◆ Given problem:
Your job is to retype all of the data word for word, leaving every image out.

◆ The records:
=====

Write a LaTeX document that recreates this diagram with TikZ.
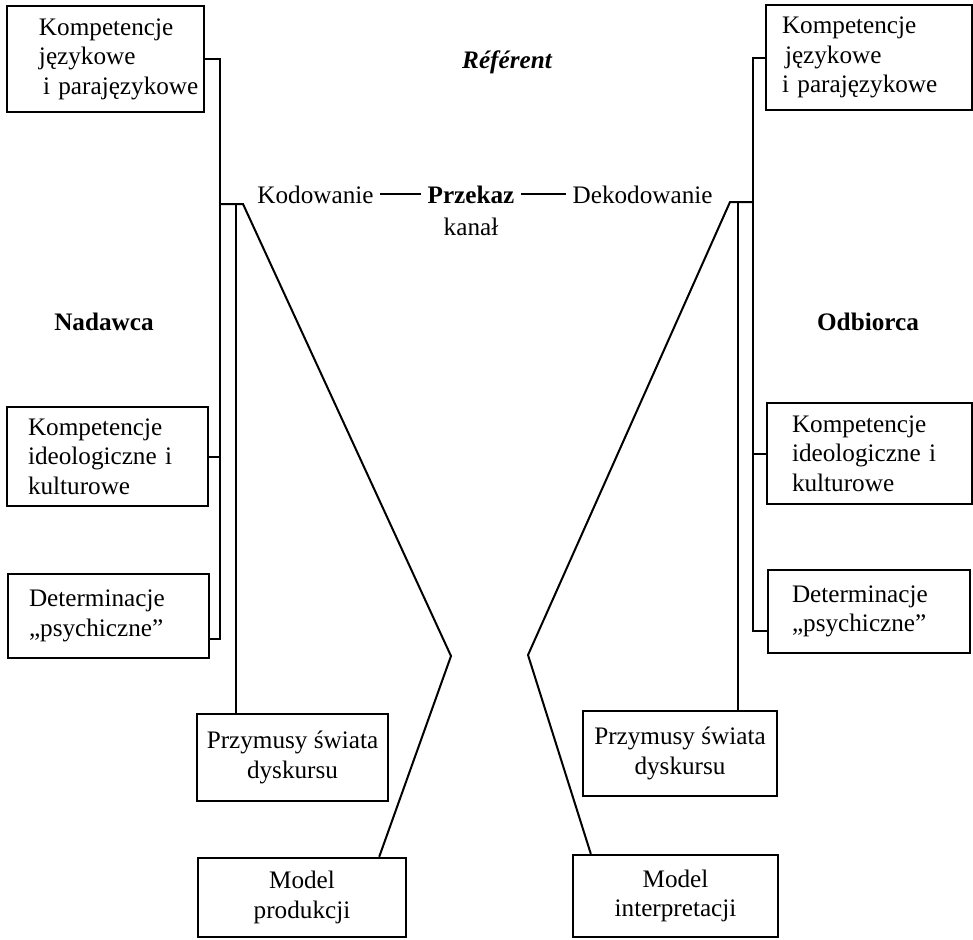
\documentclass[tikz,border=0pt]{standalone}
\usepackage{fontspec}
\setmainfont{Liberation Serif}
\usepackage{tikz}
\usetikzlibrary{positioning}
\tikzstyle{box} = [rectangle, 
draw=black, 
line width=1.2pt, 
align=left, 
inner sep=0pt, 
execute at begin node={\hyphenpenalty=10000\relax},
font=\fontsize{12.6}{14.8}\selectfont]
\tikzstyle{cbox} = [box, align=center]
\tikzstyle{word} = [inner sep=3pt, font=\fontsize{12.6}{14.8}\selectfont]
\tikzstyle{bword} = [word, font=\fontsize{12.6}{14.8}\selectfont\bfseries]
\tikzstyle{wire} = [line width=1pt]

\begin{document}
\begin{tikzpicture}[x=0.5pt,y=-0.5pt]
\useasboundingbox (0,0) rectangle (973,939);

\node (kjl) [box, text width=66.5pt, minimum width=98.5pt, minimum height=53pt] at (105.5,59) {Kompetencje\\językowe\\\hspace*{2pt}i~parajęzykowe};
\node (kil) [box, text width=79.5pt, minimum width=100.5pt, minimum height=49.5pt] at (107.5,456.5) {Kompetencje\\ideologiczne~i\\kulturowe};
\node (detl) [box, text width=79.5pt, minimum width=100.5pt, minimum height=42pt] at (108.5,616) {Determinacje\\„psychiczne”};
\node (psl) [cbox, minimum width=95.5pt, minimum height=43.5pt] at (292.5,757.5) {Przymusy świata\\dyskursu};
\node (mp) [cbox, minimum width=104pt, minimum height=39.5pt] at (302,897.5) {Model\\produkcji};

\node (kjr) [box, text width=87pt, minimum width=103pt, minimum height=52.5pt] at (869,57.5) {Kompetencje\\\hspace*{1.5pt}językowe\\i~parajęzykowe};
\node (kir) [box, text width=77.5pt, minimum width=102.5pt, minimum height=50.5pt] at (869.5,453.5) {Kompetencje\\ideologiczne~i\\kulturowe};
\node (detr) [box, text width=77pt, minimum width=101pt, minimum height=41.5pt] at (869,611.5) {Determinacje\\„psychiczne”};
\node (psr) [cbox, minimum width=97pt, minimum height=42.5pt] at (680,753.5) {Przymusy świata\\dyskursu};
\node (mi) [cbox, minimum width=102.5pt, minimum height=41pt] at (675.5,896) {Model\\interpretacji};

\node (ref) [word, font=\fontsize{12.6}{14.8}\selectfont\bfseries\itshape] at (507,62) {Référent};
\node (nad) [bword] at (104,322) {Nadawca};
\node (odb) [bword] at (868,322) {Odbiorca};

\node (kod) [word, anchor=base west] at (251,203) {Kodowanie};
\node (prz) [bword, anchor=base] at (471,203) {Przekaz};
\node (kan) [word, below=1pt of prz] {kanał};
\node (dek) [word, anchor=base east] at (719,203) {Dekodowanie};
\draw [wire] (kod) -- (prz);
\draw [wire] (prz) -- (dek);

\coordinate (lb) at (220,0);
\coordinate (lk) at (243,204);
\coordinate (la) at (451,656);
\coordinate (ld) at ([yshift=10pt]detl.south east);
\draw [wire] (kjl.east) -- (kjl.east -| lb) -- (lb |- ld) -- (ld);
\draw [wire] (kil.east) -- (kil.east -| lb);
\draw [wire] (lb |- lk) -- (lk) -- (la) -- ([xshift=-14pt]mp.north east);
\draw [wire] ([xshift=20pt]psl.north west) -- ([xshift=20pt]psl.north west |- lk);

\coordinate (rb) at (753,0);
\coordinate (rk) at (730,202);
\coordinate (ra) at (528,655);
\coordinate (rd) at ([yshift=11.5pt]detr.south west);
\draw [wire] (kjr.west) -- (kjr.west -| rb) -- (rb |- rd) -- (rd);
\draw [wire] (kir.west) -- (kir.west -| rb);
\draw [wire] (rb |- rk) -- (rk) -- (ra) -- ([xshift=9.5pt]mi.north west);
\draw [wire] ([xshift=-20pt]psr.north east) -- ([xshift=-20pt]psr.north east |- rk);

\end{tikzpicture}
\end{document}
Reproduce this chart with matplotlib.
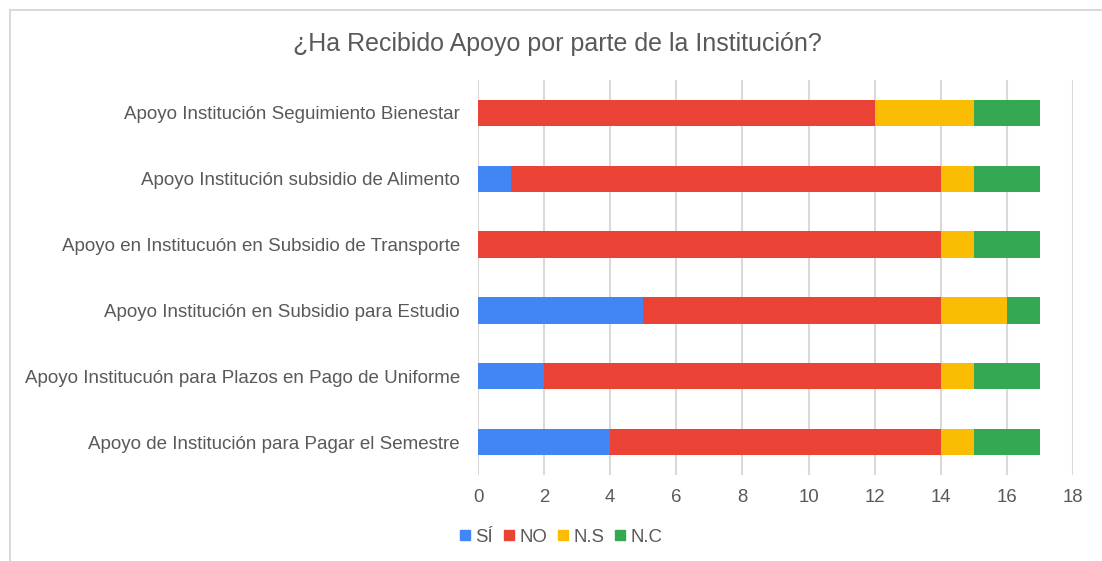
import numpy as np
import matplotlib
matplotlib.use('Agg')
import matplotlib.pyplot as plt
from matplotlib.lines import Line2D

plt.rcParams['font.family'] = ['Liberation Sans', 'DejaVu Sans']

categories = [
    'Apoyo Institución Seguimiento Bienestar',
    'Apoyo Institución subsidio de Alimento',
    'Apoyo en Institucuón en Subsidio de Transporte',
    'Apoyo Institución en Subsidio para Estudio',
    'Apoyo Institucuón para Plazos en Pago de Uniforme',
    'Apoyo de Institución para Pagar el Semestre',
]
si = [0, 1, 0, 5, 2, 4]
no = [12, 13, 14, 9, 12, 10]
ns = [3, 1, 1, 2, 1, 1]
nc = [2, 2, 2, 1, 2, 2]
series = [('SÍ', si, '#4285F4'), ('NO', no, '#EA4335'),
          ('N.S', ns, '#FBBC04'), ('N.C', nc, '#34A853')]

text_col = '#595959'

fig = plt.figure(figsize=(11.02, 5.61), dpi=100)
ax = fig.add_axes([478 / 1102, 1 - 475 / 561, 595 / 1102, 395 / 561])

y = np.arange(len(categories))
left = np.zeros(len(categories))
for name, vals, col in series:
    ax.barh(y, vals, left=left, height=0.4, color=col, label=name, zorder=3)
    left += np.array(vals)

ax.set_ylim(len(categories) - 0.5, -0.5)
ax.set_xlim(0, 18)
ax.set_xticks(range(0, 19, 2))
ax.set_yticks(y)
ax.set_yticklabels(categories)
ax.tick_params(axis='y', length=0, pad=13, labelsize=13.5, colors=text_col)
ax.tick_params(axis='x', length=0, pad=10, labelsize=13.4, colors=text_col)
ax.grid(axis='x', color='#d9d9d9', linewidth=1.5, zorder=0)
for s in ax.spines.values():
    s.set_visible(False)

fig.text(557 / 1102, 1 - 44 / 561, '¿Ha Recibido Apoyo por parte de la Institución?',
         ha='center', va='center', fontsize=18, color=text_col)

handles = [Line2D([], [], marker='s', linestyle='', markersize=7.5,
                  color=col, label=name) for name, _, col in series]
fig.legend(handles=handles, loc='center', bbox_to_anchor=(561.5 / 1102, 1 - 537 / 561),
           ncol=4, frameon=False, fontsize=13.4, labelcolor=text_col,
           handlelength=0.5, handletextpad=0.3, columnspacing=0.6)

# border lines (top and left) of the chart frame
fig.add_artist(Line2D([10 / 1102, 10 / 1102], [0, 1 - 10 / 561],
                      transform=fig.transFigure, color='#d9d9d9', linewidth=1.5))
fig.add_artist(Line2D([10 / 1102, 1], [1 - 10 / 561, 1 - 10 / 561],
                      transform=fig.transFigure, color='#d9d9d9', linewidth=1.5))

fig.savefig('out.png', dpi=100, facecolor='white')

=====

◆ Result of the exercise:
Write a LaTeX document that recreates this diagram with TikZ.
\documentclass[tikz,border=0pt]{standalone}
\usepackage{fontspec}
\setmainfont{Liberation Serif}
\usepackage{tikz}
\usetikzlibrary{positioning}
\tikzstyle{box} = [rectangle, 
draw=black, 
line width=1.2pt, 
align=left, 
inner sep=0pt, 
execute at begin node={\hyphenpenalty=10000\relax},
font=\fontsize{12.6}{14.8}\selectfont]
\tikzstyle{cbox} = [box, align=center]
\tikzstyle{word} = [inner sep=3pt, font=\fontsize{12.6}{14.8}\selectfont]
\tikzstyle{bword} = [word, font=\fontsize{12.6}{14.8}\selectfont\bfseries]
\tikzstyle{wire} = [line width=1pt]

\begin{document}
\begin{tikzpicture}[x=0.5pt,y=-0.5pt]
\useasboundingbox (0,0) rectangle (973,939);

\node (kjl) [box, text width=66.5pt, minimum width=98.5pt, minimum height=53pt] at (105.5,59) {Kompetencje\\językowe\\\hspace*{2pt}i~parajęzykowe};
\node (kil) [box, text width=79.5pt, minimum width=100.5pt, minimum height=49.5pt] at (107.5,456.5) {Kompetencje\\ideologiczne~i\\kulturowe};
\node (detl) [box, text width=79.5pt, minimum width=100.5pt, minimum height=42pt] at (108.5,616) {Determinacje\\„psychiczne”};
\node (psl) [cbox, minimum width=95.5pt, minimum height=43.5pt] at (292.5,757.5) {Przymusy świata\\dyskursu};
\node (mp) [cbox, minimum width=104pt, minimum height=39.5pt] at (302,897.5) {Model\\produkcji};

\node (kjr) [box, text width=87pt, minimum width=103pt, minimum height=52.5pt] at (869,57.5) {Kompetencje\\\hspace*{1.5pt}językowe\\i~parajęzykowe};
\node (kir) [box, text width=77.5pt, minimum width=102.5pt, minimum height=50.5pt] at (869.5,453.5) {Kompetencje\\ideologiczne~i\\kulturowe};
\node (detr) [box, text width=77pt, minimum width=101pt, minimum height=41.5pt] at (869,611.5) {Determinacje\\„psychiczne”};
\node (psr) [cbox, minimum width=97pt, minimum height=42.5pt] at (680,753.5) {Przymusy świata\\dyskursu};
\node (mi) [cbox, minimum width=102.5pt, minimum height=41pt] at (675.5,896) {Model\\interpretacji};

\node (ref) [word, font=\fontsize{12.6}{14.8}\selectfont\bfseries\itshape] at (507,62) {Référent};
\node (nad) [bword] at (104,322) {Nadawca};
\node (odb) [bword] at (868,322) {Odbiorca};

\node (kod) [word, anchor=base west] at (251,203) {Kodowanie};
\node (prz) [bword, anchor=base] at (471,203) {Przekaz};
\node (kan) [word, below=1pt of prz] {kanał};
\node (dek) [word, anchor=base east] at (719,203) {Dekodowanie};
\draw [wire] (kod) -- (prz);
\draw [wire] (prz) -- (dek);

\coordinate (lb) at (220,0);
\coordinate (lk) at (243,204);
\coordinate (la) at (451,656);
\coordinate (ld) at ([yshift=10pt]detl.south east);
\draw [wire] (kjl.east) -- (kjl.east -| lb) -- (lb |- ld) -- (ld);
\draw [wire] (kil.east) -- (kil.east -| lb);
\draw [wire] (lb |- lk) -- (lk) -- (la) -- ([xshift=-14pt]mp.north east);
\draw [wire] ([xshift=20pt]psl.north west) -- ([xshift=20pt]psl.north west |- lk);

\coordinate (rb) at (753,0);
\coordinate (rk) at (730,202);
\coordinate (ra) at (528,655);
\coordinate (rd) at ([yshift=11.5pt]detr.south west);
\draw [wire] (kjr.west) -- (kjr.west -| rb) -- (rb |- rd) -- (rd);
\draw [wire] (kir.west) -- (kir.west -| rb);
\draw [wire] (rb |- rk) -- (rk) -- (ra) -- ([xshift=9.5pt]mi.north west);
\draw [wire] ([xshift=-20pt]psr.north east) -- ([xshift=-20pt]psr.north east |- rk);

\end{tikzpicture}
\end{document}
Reproduce this chart with matplotlib.
import numpy as np
import matplotlib
matplotlib.use('Agg')
import matplotlib.pyplot as plt
from matplotlib.lines import Line2D

plt.rcParams['font.family'] = ['Liberation Sans', 'DejaVu Sans']

categories = [
    'Apoyo Institución Seguimiento Bienestar',
    'Apoyo Institución subsidio de Alimento',
    'Apoyo en Institucuón en Subsidio de Transporte',
    'Apoyo Institución en Subsidio para Estudio',
    'Apoyo Institucuón para Plazos en Pago de Uniforme',
    'Apoyo de Institución para Pagar el Semestre',
]
si = [0, 1, 0, 5, 2, 4]
no = [12, 13, 14, 9, 12, 10]
ns = [3, 1, 1, 2, 1, 1]
nc = [2, 2, 2, 1, 2, 2]
series = [('SÍ', si, '#4285F4'), ('NO', no, '#EA4335'),
          ('N.S', ns, '#FBBC04'), ('N.C', nc, '#34A853')]

text_col = '#595959'

fig = plt.figure(figsize=(11.02, 5.61), dpi=100)
ax = fig.add_axes([478 / 1102, 1 - 475 / 561, 595 / 1102, 395 / 561])

y = np.arange(len(categories))
left = np.zeros(len(categories))
for name, vals, col in series:
    ax.barh(y, vals, left=left, height=0.4, color=col, label=name, zorder=3)
    left += np.array(vals)

ax.set_ylim(len(categories) - 0.5, -0.5)
ax.set_xlim(0, 18)
ax.set_xticks(range(0, 19, 2))
ax.set_yticks(y)
ax.set_yticklabels(categories)
ax.tick_params(axis='y', length=0, pad=13, labelsize=13.5, colors=text_col)
ax.tick_params(axis='x', length=0, pad=10, labelsize=13.4, colors=text_col)
ax.grid(axis='x', color='#d9d9d9', linewidth=1.5, zorder=0)
for s in ax.spines.values():
    s.set_visible(False)

fig.text(557 / 1102, 1 - 44 / 561, '¿Ha Recibido Apoyo por parte de la Institución?',
         ha='center', va='center', fontsize=18, color=text_col)

handles = [Line2D([], [], marker='s', linestyle='', markersize=7.5,
                  color=col, label=name) for name, _, col in series]
fig.legend(handles=handles, loc='center', bbox_to_anchor=(561.5 / 1102, 1 - 537 / 561),
           ncol=4, frameon=False, fontsize=13.4, labelcolor=text_col,
           handlelength=0.5, handletextpad=0.3, columnspacing=0.6)

# border lines (top and left) of the chart frame
fig.add_artist(Line2D([10 / 1102, 10 / 1102], [0, 1 - 10 / 561],
                      transform=fig.transFigure, color='#d9d9d9', linewidth=1.5))
fig.add_artist(Line2D([10 / 1102, 1], [1 - 10 / 561, 1 - 10 / 561],
                      transform=fig.transFigure, color='#d9d9d9', linewidth=1.5))

fig.savefig('out.png', dpi=100, facecolor='white')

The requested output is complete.